## Set problem
Don't include pictures. Quote the lines below from the first through the line that contains "const centreArea2 = [0.8, 0.935, 1.063, 1.183, 1.295];".

## Source material
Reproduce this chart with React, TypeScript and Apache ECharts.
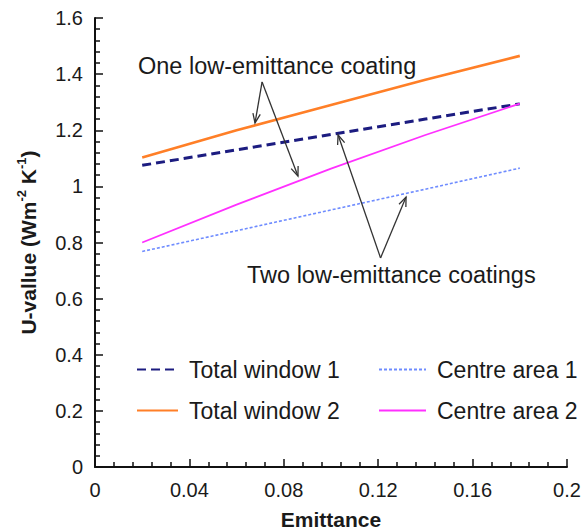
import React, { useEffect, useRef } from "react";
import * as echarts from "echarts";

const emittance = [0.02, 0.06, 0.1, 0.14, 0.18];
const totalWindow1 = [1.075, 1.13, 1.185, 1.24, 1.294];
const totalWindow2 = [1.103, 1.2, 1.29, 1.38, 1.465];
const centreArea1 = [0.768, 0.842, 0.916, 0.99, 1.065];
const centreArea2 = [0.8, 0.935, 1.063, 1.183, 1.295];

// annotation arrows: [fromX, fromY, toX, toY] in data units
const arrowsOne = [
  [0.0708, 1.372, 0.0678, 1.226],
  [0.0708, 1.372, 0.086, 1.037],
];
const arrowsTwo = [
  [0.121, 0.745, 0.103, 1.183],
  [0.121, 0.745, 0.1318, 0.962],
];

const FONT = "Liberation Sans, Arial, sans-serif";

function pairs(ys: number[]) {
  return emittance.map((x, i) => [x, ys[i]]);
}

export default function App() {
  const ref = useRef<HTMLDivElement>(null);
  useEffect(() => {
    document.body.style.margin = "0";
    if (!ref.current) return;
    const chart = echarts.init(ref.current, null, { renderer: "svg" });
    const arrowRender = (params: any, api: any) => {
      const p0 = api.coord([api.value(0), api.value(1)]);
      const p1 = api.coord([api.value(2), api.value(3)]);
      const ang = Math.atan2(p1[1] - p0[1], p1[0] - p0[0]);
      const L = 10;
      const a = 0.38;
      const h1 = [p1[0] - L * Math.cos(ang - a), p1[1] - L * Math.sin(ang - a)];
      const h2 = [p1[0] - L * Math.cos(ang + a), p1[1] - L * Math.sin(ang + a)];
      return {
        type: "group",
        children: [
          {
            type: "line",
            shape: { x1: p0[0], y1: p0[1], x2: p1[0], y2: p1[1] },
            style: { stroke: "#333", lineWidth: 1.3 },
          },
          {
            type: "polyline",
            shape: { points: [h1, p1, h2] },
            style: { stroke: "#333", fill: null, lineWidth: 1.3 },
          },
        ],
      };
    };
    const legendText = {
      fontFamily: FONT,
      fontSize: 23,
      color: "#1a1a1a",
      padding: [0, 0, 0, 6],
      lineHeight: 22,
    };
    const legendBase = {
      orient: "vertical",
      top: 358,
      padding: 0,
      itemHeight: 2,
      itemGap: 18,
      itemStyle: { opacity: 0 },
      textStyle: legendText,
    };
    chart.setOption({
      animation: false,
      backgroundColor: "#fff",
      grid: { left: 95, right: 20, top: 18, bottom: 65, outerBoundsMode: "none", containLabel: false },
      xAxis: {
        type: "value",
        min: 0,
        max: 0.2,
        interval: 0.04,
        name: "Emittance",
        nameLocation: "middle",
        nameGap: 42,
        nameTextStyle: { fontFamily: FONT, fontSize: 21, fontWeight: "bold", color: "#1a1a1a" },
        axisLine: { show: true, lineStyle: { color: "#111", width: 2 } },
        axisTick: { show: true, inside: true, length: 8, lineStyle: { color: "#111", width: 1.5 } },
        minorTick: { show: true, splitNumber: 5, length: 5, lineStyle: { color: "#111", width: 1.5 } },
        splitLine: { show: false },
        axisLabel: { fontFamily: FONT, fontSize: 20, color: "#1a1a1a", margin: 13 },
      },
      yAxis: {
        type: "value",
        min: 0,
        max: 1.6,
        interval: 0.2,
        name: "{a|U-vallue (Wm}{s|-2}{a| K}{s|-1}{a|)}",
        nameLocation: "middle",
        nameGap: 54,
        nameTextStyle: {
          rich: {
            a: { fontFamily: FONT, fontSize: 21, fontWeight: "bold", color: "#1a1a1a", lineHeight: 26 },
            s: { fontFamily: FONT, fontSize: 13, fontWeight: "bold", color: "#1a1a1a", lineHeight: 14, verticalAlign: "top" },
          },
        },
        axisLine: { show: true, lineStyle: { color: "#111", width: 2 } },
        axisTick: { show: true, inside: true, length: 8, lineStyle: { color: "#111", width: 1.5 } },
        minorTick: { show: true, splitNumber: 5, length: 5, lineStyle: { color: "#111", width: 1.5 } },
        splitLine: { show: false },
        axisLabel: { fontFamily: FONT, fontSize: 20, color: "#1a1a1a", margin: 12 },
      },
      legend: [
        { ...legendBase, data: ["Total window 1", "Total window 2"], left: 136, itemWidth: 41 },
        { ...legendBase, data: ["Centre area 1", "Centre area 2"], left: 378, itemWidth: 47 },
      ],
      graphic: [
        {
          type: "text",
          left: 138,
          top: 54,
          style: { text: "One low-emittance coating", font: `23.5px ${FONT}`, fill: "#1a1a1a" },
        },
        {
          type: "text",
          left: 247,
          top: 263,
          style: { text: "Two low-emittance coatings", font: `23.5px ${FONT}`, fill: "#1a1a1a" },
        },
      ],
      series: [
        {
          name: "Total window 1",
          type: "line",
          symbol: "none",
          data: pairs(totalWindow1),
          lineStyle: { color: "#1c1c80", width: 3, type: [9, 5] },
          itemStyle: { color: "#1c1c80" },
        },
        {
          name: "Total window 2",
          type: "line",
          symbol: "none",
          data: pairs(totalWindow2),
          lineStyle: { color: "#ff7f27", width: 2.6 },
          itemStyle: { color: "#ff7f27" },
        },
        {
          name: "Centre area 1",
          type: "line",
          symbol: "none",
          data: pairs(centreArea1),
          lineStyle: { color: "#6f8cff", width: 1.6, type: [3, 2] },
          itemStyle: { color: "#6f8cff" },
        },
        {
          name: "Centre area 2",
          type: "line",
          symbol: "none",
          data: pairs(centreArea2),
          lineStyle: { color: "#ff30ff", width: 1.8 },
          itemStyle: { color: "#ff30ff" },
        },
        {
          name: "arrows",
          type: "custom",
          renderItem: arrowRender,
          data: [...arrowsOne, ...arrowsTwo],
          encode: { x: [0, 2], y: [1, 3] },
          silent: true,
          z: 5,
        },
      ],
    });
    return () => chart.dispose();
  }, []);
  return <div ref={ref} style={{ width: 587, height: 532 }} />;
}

## Final result
Reproduce this chart with React, TypeScript and Apache ECharts.
import React, { useEffect, useRef } from "react";
import * as echarts from "echarts";

const emittance = [0.02, 0.06, 0.1, 0.14, 0.18];
const totalWindow1 = [1.075, 1.13, 1.185, 1.24, 1.294];
const totalWindow2 = [1.103, 1.2, 1.29, 1.38, 1.465];
const centreArea1 = [0.768, 0.842, 0.916, 0.99, 1.065];
const centreArea2 = [0.8, 0.935, 1.063, 1.183, 1.295];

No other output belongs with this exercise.